Scoop: Mount Vernon’s Boo-Shoot Gardens

Bamboo

By Seattle Mag December 31, 1969

Category: Articles

 

It’s not just for pandas anymore—bamboo’s popularity among humans is spreading like, well, bamboo. Having been pegged as a sustainable resource, groves of the tall, leafy stalks are readily converted into everything from flooring to dishware to textiles. But while bamboo has a rep for proliferation, the current craze for the woody grass is swiftly outpacing its ability to replenish itself—bamboo deforestation is on the rise. And because bamboo only flowers every 100 years or so, it’s impractical (if not impossible) to propagate it from seeds. Enter Seattle native Jackie Heinricher and her Mount Vernon–based biotech lab, Boo-Shoot Gardens (booshoot.com).

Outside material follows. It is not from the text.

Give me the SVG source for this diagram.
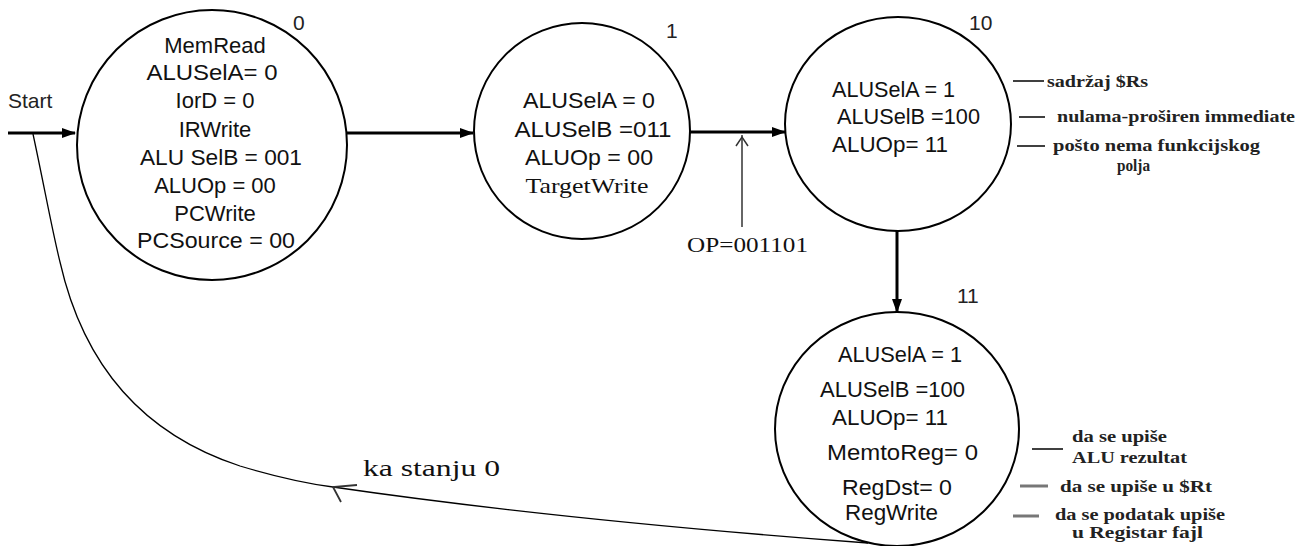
<svg xmlns="http://www.w3.org/2000/svg" width="1311" height="546" viewBox="0 0 1311 546">
<defs>
<marker id="ah" markerWidth="14" markerHeight="10" refX="13" refY="5" orient="auto" markerUnits="userSpaceOnUse">
<path d="M0,0 L14,5 L0,10 Z" fill="#000"/>
</marker>
<style>
.st{fill:#fff;stroke:#000;stroke-width:2}
.t{font-family:"Liberation Sans",Arial,sans-serif;font-size:22px;fill:#111}
.tc{font-family:"Liberation Sans",Arial,sans-serif;font-size:22px;fill:#111;text-anchor:middle}
.sr{font-family:"Liberation Serif","Times New Roman",serif;fill:#111}
.an{font-family:"Liberation Serif","Times New Roman",serif;font-size:16px;font-weight:bold;fill:#222}
.lbl{font-family:"Liberation Sans",Arial,sans-serif;font-size:21px;fill:#222}
.thick{stroke:#000;stroke-width:3;fill:none}
.thin{stroke:#000;stroke-width:1.3;fill:none}
.al{stroke:#000;stroke-width:1.5}
.ag{stroke:#777;stroke-width:3}
</style>
</defs>
<rect width="1311" height="546" fill="#fff"/>

<g id="connectors">
<line class="thick" x1="8" y1="133" x2="75" y2="133" marker-end="url(#ah)"/>
<line class="thick" x1="347" y1="133" x2="473" y2="133" marker-end="url(#ah)"/>
<line class="thick" x1="690" y1="132" x2="785" y2="132" marker-end="url(#ah)"/>
<line class="thick" x1="897" y1="231" x2="897" y2="312" marker-end="url(#ah)"/>
<path class="thin" d="M33,134 C45,190 52,230 60,262 C80,350 130,430 240,466 C280,478 310,484 333,487 Q560,520 868,543"/>
<path d="M357,485 L333,487 L341,502" fill="none" stroke="#333" stroke-width="1.8"/>
<line x1="742" y1="227" x2="742" y2="135" stroke="#333" stroke-width="1.5"/>
<path d="M736,146 L742,137 L748,146" fill="none" stroke="#333" stroke-width="1.5"/>
<text class="sr" x="687" y="252" font-size="20" textLength="121" lengthAdjust="spacingAndGlyphs">OP=001101</text>
<text class="sr" x="363" y="476" font-size="24" textLength="137" lengthAdjust="spacingAndGlyphs">ka stanju 0</text>
<text class="lbl" x="8" y="108" font-size="22">Start</text>
</g>

<g id="state0">
<circle class="st" cx="212" cy="145" r="135"/>
<text class="lbl" x="293" y="30">0</text>
<text class="tc" x="215" y="53">MemRead</text>
<text class="tc" x="212" y="80" textLength="131" lengthAdjust="spacingAndGlyphs">ALUSelA= 0</text>
<text class="tc" x="215" y="108">IorD = 0</text>
<text class="tc" x="215" y="137">IRWrite</text>
<text class="tc" x="221" y="165" textLength="162" lengthAdjust="spacingAndGlyphs">ALU SelB = 001</text>
<text class="tc" x="215" y="193">ALUOp = 00</text>
<text class="tc" x="215" y="221">PCWrite</text>
<text class="tc" x="216" y="248" textLength="158" lengthAdjust="spacingAndGlyphs">PCSource = 00</text>
</g>

<g id="state1">
<circle class="st" cx="582" cy="131" r="108"/>
<text class="lbl" x="666" y="38">1</text>
<text class="tc" x="589" y="108" textLength="132" lengthAdjust="spacingAndGlyphs">ALUSelA = 0</text>
<text class="tc" x="593" y="137" textLength="157" lengthAdjust="spacingAndGlyphs">ALUSelB =011</text>
<text class="tc" x="589" y="165" textLength="128" lengthAdjust="spacingAndGlyphs">ALUOp = 00</text>
<text class="sr" x="587" y="193" font-size="22" text-anchor="middle" textLength="123" lengthAdjust="spacingAndGlyphs">TargetWrite</text>
</g>

<g id="state10">
<ellipse class="st" cx="898" cy="124" rx="113" ry="107"/>
<text class="lbl" x="969" y="30">10</text>
<text class="t" x="832" y="97" textLength="123" lengthAdjust="spacingAndGlyphs">ALUSelA = 1</text>
<text class="t" x="837" y="124" textLength="143" lengthAdjust="spacingAndGlyphs">ALUSelB =100</text>
<text class="t" x="832" y="152" textLength="116" lengthAdjust="spacingAndGlyphs">ALUOp= 11</text>
<line class="al" x1="1013" y1="81" x2="1044" y2="81"/>
<text class="an" x="1047" y="87" textLength="101" lengthAdjust="spacingAndGlyphs">sadržaj $Rs</text>
<line class="al" x1="1019" y1="117" x2="1045" y2="117"/>
<text class="an" x="1057" y="122" textLength="238" lengthAdjust="spacingAndGlyphs">nulama-proširen immediate</text>
<line class="al" x1="1017" y1="146" x2="1045" y2="146"/>
<text class="an" x="1053" y="151" textLength="207" lengthAdjust="spacingAndGlyphs">pošto nema funkcijskog</text>
<text class="an" x="1117" y="171" textLength="33" lengthAdjust="spacingAndGlyphs">polja</text>
</g>

<g id="state11">
<ellipse class="st" cx="897" cy="429" rx="122" ry="117"/>
<text class="lbl" x="957" y="303">11</text>
<text class="t" x="838" y="362" textLength="124" lengthAdjust="spacingAndGlyphs">ALUSelA = 1</text>
<text class="t" x="820" y="397" textLength="145" lengthAdjust="spacingAndGlyphs">ALUSelB =100</text>
<text class="t" x="832" y="425" textLength="116" lengthAdjust="spacingAndGlyphs">ALUOp= 11</text>
<text class="t" x="827" y="460" textLength="151" lengthAdjust="spacingAndGlyphs">MemtoReg= 0</text>
<text class="t" x="842" y="495" textLength="110" lengthAdjust="spacingAndGlyphs">RegDst= 0</text>
<text class="t" x="845" y="520" textLength="93" lengthAdjust="spacingAndGlyphs">RegWrite</text>
<line class="al" x1="1032" y1="449" x2="1063" y2="449"/>
<text class="an" x="1072" y="442" textLength="95" lengthAdjust="spacingAndGlyphs">da se upiše</text>
<text class="an" x="1072" y="463" textLength="115" lengthAdjust="spacingAndGlyphs">ALU rezultat</text>
<line class="ag" x1="1020" y1="486" x2="1048" y2="486"/>
<text class="an" x="1060" y="492" textLength="152" lengthAdjust="spacingAndGlyphs">da se upiše u $Rt</text>
<line class="ag" x1="1013" y1="516" x2="1039" y2="516"/>
<text class="an" x="1055" y="520" textLength="170" lengthAdjust="spacingAndGlyphs">da se podatak upiše</text>
<text class="an" x="1072" y="538" textLength="131" lengthAdjust="spacingAndGlyphs">u Registar fajl</text>
</g>
</svg>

A former fisheries biologist, Heinricher founded her company in 1998, and in 2004 she and scientist Randy Burr finally “cracked the code” for cloning bamboo (via tissue culturing; the only people to do so, ever!). After successfully growing bamboo starts in test tubes, Boo-Shoot produced 2,000 bamboo plants in 2004. Since then, that number has shot up to 2 million little green clones per year, and the company recently reconfigured its greenhouses to better handle an anticipated doubling in production.

Heinricher believes in bamboo not just because it can be turned into soft towels and sturdy lumber—she argues it can actually reverse the negative impact of climate change. (Bamboo takes in and “scrubs” four times the amount of CO2 as a similarly sized stand of hardwood trees, and releases 35 percent more oxygen.) She hopes to increase bamboo agri-forestry in the United States and, consequently, reduce fuel spent on importing it from Asia, breathe new life into our nation’s farm industry and do our part in cleaning up our polluted planet. We’d call that a bamboo coup.